2. Negotiations by the city, through Ex-celsen and others, continued without cessation to the date of the filing of the petition. (Negotiations between the city and Mr. Wright were in progress up to the very time of the filing of the petition in bankruptcy.)
3. The idea of using the “free funds” for the making of special settlements was a part of the plan, known and agreed to by the consenting creditors, and was designed for the purpose of trying to complete the plan, of which the special settlements were a part.
4. The Special Master, after a full hearing of all the facts, found that the plan was not completed prior to the filing of the petition.
5. The District Judge found that it was not a completed plan, and the evidence overwhelmingly supports the findings of the Master and the District Judge to this effect.
6. Counsel for Mr. Wright in at least a dozen places in his brief 4 refers to the voluntary plan as a “partially completed plan” or a “partially executed plan”, and I fail to find any earnest contention on the part of counsel that the voluntary plan was a completed one.
I recognize that if the premise of the majority that the voluntary plan was completed before bankruptcy was correct. its conclusion would necessarily follow, but since the premise is supported by neither the law nor the facts the conclusion must fall.
If the plan was not completed before bankruptcy, but only partially so, then the lower Court had jurisdiction by virtue of the consents of the bondholders who accepted the refunding plan, particularly when the record wholly fails to show that any of the voting and consenting creditors *198received preferential treatment through special settlements.

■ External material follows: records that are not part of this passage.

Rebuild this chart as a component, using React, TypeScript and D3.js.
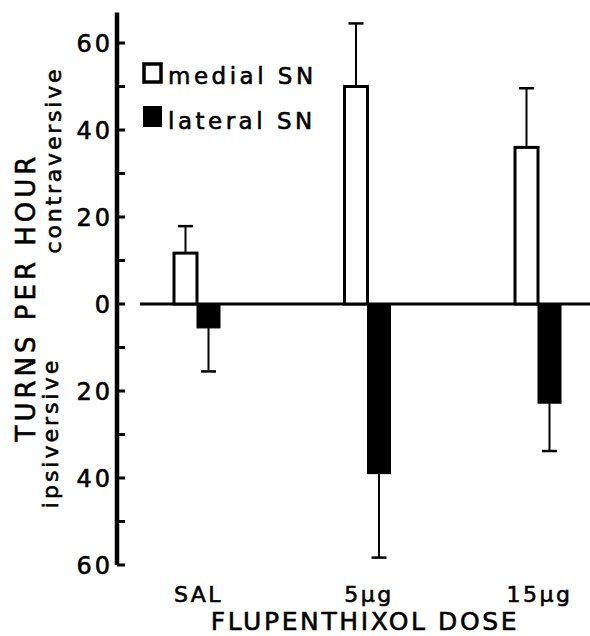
import { useEffect } from 'react';
import * as d3 from 'd3';

const categories = ['SAL', '5\u00b5g', '15\u00b5g'];
const medialMean = [11.7, 50, 36];
const medialSem = [6.2, 14.5, 13.6];
const lateralMean = [-5.5, -39, -22.8];
const lateralSem = [10, 19.3, 11];
const majorTicks = [-60, -40, -20, 0, 20, 40, 60];
const minorTicks = [-50, -30, -10, 10, 30, 50];
const legendLabels = ['medial SN', 'lateral SN'];

const W = 590, H = 636;
const font = '"DejaVu Sans", sans-serif';
// thicker glyphs, the scan has heavy type
const ink = { fill: '#000', stroke: '#000', strokeWidth: 0.6 };

const App = () => {
    useEffect(() => {
        document.body.style.margin = '0';
    }, []);

    const axisX = 117;
    const y = d3.scaleLinear().domain([-60, 60]).range([565, 43]);
    const x = d3.scalePoint().domain(categories).range([197, 538]);
    const barW = 23;
    const capW = 15;

    const bars = categories.map((c, i) => ({
        cat: c,
        cx: x(c),
        medial: medialMean[i],
        medialErr: medialSem[i],
        lateral: lateralMean[i],
        lateralErr: lateralSem[i],
    }));

    return (
        <svg width={W} height={H} viewBox={`0 0 ${W} ${H}`} style={{ display: 'block', background: '#fff' }} fontFamily={font}>
            {/* y axis */}
            <line x1={axisX} x2={axisX} y1={y(67)} y2={y(-60)} stroke="#000" strokeWidth={4.5} />
            {[...majorTicks, ...minorTicks].map((t) => (
                <line key={'t' + t} x1={axisX} x2={axisX + 8} y1={y(t)} y2={y(t)} stroke="#000" strokeWidth={3} />
            ))}
            {majorTicks.map((t) => (
                <text key={'l' + t} x={axisX - 4} y={y(t) + 9} textAnchor="end" fontSize={24} letterSpacing={3} {...ink}>
                    {Math.abs(t)}
                </text>
            ))}

            {/* zero line */}
            <line x1={140} x2={W} y1={y(0)} y2={y(0)} stroke="#000" strokeWidth={3} />

            {/* bars */}
            {bars.map((b) => (
                <g key={b.cat}>
                    <line x1={b.cx - barW / 2} x2={b.cx - barW / 2} y1={y(b.medial)} y2={y(b.medial + b.medialErr)} stroke="#000" strokeWidth={2} />
                    <line x1={b.cx - barW / 2 - capW / 2} x2={b.cx - barW / 2 + capW / 2} y1={y(b.medial + b.medialErr)} y2={y(b.medial + b.medialErr)} stroke="#000" strokeWidth={2.5} />
                    <rect x={b.cx - barW} y={y(b.medial)} width={barW} height={y(0) - y(b.medial)} fill="#fff" stroke="#000" strokeWidth={3} />

                    <line x1={b.cx + barW / 2} x2={b.cx + barW / 2} y1={y(b.lateral)} y2={y(b.lateral - b.lateralErr)} stroke="#000" strokeWidth={2} />
                    <line x1={b.cx + barW / 2 - capW / 2} x2={b.cx + barW / 2 + capW / 2} y1={y(b.lateral - b.lateralErr)} y2={y(b.lateral - b.lateralErr)} stroke="#000" strokeWidth={2.5} />
                    <rect x={b.cx} y={y(0)} width={barW} height={y(b.lateral) - y(0)} fill="#000" stroke="#000" strokeWidth={1} />

                    <text x={b.cx + 1.5} y={602} textAnchor="middle" fontSize={22} letterSpacing={2.5} {...ink}>{b.cat}</text>
                </g>
            ))}

            {/* legend */}
            <rect x={144} y={64} width={17} height={18} fill="#fff" stroke="#000" strokeWidth={3.5} />
            <rect x={143} y={106} width={19} height={21} fill="#000" />
            <text x={168} y={84} fontSize={23} letterSpacing={3.5} {...ink}>{legendLabels[0]}</text>
            <text x={168} y={129} fontSize={23} letterSpacing={3.5} {...ink}>{legendLabels[1]}</text>

            {/* axis titles */}
            <text x={365} y={630} textAnchor="middle" fontSize={25} letterSpacing={2.6} {...ink}>FLUPENTHIXOL DOSE</text>
            <text transform="translate(35,297) rotate(-90)" textAnchor="middle" fontSize={26} letterSpacing={4} {...ink}>TURNS PER HOUR</text>
            <text transform="translate(61,160) rotate(-90)" textAnchor="middle" fontSize={22} letterSpacing={2.8} {...ink}>contraversive</text>
            <text transform="translate(58,433) rotate(-90)" textAnchor="middle" fontSize={22} letterSpacing={3} {...ink}>ipsiversive</text>
        </svg>
    );
};

export default App;
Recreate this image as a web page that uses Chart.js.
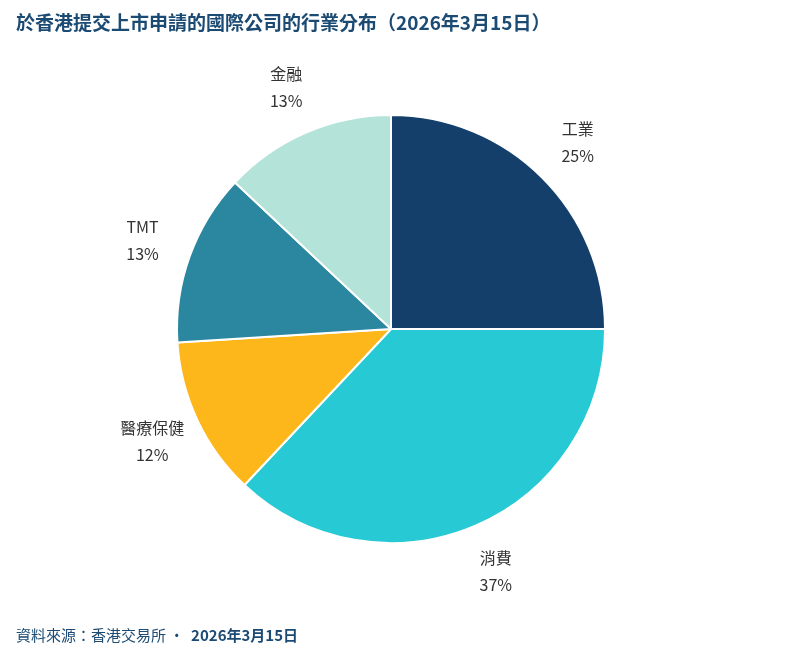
<!DOCTYPE html>
<html><head><meta charset="utf-8">
<script src="https://cdn.jsdelivr.net/npm/chart.js@4"></script>
<style>
body{margin:0;width:800px;height:658px;position:relative;background:#fff;font-family:"Noto Sans CJK TC","Noto Sans",sans-serif;overflow:hidden}
#t{position:absolute;left:16px;top:8px;font-size:19px;font-weight:bold;color:#1b4a73}
#f{position:absolute;left:16px;top:624px;font-size:15px;color:#1b4a73}
#f b{font-weight:bold}
#c{position:absolute;left:0;top:0}
</style></head><body>
<canvas id="c" width="800" height="658"></canvas>
<div id="t">於香港提交上市申請的國際公司的行業分布（2026年3月15日）</div>
<div id="f">資料來源：香港交易所 ·&nbsp; <b>2026年3月15日</b></div>
<script>
const categories=["工業","消費","醫療保健","TMT","金融"];
const values=[25,37,12,13,13];
const colors=["#143f6b","#26c9d4","#fdb71a","#2b87a0","#b3e3d9"];
const labelPlugin={id:"lbl",afterDatasetsDraw(chart){
 const ctx=chart.ctx;const meta=chart.getDatasetMeta(0);
 ctx.save();ctx.font='16px "Noto Sans CJK TC","Noto Sans",sans-serif';ctx.fillStyle="#333";ctx.textAlign="center";ctx.textBaseline="middle";
 meta.data.forEach((arc,i)=>{const a=(arc.startAngle+arc.endAngle)/2;const r=arc.outerRadius+50;
  const x=arc.x+Math.cos(a)*r,y=arc.y+Math.sin(a)*r;
  ctx.fillText(categories[i],x,y-13);ctx.fillText(values[i]+"%",x,y+14);});
 ctx.restore();}};
new Chart(document.getElementById("c"),{type:"pie",
 data:{labels:categories,datasets:[{data:values,backgroundColor:colors,borderColor:"#fff",borderWidth:2}]},
 options:{responsive:false,animation:false,layout:{padding:{left:176,right:194,top:114,bottom:114}},
  plugins:{legend:{display:false},tooltip:{enabled:false}}},
 plugins:[labelPlugin]});
</script></body></html>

I agree that the plan would be unfair to the nonconsenting creditors if other creditors, in the same class, were given more advantageous treatment by special settlements, or otherwise, than is afforded them by the plan under consideration. But if this is the case, the privilege of amendment of the plan should be allowed.
The case should be reversed and remanded with directions to allow amendments so as to: (a) include as an integral part of the whole plan the plan of special settlements; (b) reclassify the creditors in accordance with the views above set out; and (c) afford to the nonconsenting creditors the opportunity to accept a settlement as favorable as the most liberal special settlement heretofore made to any other creditor of the same class.
Rehearing denied; WALLER, C. J., dissenting.

 Pages 2, 8, 13,14,15,17,18, 21, 22, 24, 32, and 33, brief of counsel for appellant Wright.